WHAT YOU SHOULD DO. Leave the pictures out. Retype exactly the lines below from the one containing "Emit a Python" through the one containing "import numpy as np", and no others.

────────────────

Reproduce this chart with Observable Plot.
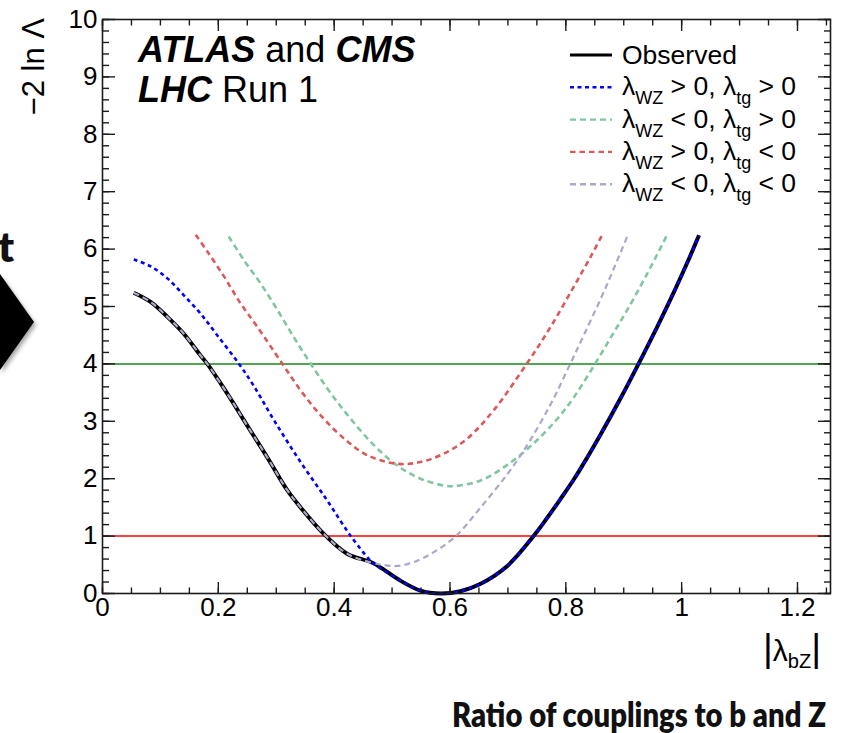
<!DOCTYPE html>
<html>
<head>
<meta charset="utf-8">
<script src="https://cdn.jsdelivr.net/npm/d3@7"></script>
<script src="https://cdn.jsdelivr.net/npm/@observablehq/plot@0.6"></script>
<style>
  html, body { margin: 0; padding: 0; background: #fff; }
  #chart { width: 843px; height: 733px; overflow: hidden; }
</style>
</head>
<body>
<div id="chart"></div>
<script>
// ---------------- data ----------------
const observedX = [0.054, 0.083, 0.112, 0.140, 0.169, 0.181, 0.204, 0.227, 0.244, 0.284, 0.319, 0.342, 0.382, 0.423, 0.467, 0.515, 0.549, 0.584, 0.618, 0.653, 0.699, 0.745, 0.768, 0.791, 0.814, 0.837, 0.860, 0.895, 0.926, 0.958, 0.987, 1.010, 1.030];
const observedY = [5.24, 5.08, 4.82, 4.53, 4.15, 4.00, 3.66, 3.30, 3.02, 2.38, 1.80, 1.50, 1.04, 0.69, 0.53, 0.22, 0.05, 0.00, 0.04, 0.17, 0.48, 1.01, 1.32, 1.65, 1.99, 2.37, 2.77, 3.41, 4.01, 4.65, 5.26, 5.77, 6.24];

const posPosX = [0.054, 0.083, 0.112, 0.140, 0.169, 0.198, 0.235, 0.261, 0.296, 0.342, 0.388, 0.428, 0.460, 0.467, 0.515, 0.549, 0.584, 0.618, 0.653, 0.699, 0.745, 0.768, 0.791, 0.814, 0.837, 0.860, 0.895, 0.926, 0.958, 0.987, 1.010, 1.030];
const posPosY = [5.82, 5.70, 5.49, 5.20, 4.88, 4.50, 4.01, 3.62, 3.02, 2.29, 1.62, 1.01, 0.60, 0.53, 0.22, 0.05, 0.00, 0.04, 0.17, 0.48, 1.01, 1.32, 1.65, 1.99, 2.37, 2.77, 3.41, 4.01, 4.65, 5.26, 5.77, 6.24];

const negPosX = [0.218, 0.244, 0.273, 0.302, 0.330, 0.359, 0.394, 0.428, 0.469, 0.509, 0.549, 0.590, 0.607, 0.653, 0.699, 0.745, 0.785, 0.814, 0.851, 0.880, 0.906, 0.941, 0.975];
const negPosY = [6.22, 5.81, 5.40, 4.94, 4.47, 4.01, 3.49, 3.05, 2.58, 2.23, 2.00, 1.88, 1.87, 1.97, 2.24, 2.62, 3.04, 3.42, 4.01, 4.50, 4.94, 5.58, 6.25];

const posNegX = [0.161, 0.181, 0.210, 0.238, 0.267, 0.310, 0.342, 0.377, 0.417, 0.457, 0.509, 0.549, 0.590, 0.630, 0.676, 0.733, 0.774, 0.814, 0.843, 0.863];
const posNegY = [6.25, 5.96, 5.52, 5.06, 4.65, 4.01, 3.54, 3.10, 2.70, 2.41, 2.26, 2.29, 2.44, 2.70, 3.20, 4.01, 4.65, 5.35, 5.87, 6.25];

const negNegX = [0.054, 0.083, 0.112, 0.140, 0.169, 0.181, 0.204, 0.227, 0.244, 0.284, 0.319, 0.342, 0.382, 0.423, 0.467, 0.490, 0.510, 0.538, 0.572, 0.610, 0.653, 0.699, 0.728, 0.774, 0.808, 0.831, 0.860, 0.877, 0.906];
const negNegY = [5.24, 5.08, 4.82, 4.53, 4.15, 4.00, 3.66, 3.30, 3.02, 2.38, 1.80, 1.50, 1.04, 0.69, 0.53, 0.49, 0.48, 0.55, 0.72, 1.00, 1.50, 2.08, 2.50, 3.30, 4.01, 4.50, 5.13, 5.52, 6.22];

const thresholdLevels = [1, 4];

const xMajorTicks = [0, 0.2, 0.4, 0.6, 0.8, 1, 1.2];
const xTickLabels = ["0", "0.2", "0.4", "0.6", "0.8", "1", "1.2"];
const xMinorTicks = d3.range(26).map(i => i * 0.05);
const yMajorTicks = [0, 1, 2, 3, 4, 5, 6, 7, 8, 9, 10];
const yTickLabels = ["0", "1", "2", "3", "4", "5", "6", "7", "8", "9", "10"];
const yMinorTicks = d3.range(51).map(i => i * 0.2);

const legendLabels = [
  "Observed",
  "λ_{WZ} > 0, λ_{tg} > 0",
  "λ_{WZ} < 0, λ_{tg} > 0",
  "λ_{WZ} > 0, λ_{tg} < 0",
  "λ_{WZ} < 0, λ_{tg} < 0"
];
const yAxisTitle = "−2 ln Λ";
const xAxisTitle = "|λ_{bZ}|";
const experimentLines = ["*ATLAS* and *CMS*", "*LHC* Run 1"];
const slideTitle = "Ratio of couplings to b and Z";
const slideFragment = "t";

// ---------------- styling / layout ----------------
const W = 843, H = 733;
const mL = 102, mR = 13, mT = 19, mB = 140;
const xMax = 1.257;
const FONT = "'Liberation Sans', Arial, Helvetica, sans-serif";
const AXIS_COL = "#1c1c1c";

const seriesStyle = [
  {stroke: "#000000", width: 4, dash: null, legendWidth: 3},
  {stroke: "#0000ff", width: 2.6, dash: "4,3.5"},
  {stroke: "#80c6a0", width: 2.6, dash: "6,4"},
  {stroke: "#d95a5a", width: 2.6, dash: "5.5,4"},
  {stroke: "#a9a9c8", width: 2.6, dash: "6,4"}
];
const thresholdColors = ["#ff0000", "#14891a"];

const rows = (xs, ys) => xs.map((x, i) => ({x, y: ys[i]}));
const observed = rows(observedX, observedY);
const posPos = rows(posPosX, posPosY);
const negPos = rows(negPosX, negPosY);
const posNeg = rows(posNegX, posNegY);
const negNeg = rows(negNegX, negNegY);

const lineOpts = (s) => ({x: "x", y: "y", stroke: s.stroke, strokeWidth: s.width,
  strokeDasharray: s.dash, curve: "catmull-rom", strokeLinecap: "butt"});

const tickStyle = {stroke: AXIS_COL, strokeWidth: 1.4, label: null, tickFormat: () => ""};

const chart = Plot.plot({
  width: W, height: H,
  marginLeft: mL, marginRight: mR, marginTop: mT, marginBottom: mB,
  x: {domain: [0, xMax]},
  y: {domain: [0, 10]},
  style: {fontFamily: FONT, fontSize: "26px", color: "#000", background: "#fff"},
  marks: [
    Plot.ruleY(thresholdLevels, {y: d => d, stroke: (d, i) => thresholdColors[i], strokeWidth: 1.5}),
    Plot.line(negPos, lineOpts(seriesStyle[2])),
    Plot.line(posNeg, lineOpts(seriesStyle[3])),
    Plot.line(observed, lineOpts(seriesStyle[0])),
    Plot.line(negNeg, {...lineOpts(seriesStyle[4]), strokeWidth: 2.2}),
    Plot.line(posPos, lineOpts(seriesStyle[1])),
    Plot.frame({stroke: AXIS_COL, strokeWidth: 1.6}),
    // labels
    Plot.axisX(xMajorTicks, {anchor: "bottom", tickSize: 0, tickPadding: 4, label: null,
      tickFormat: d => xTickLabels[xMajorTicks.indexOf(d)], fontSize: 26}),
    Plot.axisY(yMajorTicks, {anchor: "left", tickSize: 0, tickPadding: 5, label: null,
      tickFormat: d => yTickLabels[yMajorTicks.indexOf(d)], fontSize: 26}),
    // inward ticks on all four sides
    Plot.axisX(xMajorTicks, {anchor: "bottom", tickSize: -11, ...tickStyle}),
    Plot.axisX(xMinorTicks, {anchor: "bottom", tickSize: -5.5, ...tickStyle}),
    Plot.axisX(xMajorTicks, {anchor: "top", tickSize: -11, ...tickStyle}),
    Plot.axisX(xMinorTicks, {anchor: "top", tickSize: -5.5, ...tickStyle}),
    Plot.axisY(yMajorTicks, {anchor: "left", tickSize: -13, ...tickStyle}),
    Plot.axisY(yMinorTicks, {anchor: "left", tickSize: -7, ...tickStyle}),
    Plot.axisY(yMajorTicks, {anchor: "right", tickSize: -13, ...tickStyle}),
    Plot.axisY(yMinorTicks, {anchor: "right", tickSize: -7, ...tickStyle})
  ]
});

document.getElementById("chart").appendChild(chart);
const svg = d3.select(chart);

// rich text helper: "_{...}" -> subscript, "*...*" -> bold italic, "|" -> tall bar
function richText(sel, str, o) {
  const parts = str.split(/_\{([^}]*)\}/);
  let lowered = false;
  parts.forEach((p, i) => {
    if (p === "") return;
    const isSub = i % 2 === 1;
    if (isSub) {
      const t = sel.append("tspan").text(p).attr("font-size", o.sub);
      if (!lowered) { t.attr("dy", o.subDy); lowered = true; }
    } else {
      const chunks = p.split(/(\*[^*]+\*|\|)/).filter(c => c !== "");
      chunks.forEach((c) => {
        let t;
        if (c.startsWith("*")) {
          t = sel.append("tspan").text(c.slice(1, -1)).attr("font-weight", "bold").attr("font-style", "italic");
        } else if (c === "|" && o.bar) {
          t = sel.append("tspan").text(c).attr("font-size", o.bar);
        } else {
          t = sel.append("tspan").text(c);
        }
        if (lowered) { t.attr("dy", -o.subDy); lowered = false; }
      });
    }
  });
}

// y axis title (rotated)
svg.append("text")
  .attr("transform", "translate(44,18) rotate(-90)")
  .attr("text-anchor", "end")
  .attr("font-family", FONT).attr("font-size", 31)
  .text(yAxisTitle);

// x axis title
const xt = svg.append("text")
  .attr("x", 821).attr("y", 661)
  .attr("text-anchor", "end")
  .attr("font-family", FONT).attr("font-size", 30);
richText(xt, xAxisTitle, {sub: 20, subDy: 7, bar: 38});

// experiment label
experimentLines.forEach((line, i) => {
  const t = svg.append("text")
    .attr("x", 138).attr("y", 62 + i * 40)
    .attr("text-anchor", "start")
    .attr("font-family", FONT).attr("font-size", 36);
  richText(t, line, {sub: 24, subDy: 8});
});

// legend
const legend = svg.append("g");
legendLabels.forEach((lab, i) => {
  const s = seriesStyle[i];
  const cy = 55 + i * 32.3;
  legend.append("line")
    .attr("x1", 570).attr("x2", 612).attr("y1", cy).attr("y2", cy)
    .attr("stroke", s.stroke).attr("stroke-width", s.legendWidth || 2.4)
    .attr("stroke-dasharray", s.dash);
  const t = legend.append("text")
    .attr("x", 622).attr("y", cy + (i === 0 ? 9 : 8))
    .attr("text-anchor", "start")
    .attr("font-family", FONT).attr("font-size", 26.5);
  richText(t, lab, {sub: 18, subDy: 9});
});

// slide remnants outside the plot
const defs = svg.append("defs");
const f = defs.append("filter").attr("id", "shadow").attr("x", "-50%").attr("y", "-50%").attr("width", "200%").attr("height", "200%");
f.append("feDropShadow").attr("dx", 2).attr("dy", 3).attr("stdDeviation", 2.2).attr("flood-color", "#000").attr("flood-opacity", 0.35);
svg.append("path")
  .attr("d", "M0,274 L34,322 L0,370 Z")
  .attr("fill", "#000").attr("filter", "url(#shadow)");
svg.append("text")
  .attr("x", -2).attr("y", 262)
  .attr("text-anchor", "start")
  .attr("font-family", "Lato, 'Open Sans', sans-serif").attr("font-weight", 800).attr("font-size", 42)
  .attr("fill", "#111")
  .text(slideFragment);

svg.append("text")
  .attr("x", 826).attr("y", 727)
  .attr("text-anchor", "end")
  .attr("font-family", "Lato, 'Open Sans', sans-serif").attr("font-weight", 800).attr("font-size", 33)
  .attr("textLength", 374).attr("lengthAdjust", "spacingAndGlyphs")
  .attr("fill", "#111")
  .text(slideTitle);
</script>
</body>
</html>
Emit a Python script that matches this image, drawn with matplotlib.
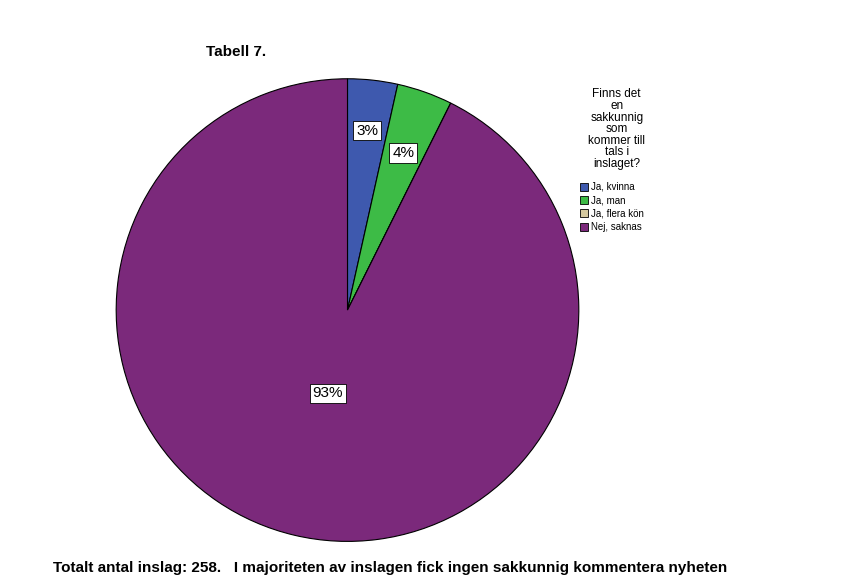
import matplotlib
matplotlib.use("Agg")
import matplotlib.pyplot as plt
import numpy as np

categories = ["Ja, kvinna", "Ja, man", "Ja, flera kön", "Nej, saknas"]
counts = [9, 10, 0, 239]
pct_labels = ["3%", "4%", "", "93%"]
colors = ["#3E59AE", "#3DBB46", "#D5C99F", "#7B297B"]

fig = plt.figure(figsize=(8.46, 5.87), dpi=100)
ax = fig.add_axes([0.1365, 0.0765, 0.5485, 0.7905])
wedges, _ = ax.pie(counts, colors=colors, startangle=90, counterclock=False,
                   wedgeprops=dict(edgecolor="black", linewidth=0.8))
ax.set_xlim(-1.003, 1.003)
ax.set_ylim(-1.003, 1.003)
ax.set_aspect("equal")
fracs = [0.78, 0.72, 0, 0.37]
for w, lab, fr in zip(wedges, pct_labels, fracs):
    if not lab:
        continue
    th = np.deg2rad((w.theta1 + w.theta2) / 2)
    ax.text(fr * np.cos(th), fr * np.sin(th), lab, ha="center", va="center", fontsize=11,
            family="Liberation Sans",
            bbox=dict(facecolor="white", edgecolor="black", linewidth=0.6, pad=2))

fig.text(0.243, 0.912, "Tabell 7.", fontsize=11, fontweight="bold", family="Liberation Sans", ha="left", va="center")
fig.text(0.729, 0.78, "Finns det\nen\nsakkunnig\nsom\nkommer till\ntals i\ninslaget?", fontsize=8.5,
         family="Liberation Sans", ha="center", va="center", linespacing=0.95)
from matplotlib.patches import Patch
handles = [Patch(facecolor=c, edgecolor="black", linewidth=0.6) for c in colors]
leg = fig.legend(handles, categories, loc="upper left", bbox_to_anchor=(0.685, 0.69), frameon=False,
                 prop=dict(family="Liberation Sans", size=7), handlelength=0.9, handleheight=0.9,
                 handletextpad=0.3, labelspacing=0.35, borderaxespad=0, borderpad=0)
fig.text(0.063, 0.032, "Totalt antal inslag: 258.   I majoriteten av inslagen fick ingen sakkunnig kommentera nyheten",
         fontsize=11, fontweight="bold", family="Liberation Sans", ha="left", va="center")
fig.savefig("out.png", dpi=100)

────────────────

EXERCISE SOLUTION.
Emit a Python script that matches this image, drawn with matplotlib.
import matplotlib
matplotlib.use("Agg")
import matplotlib.pyplot as plt
import numpy as np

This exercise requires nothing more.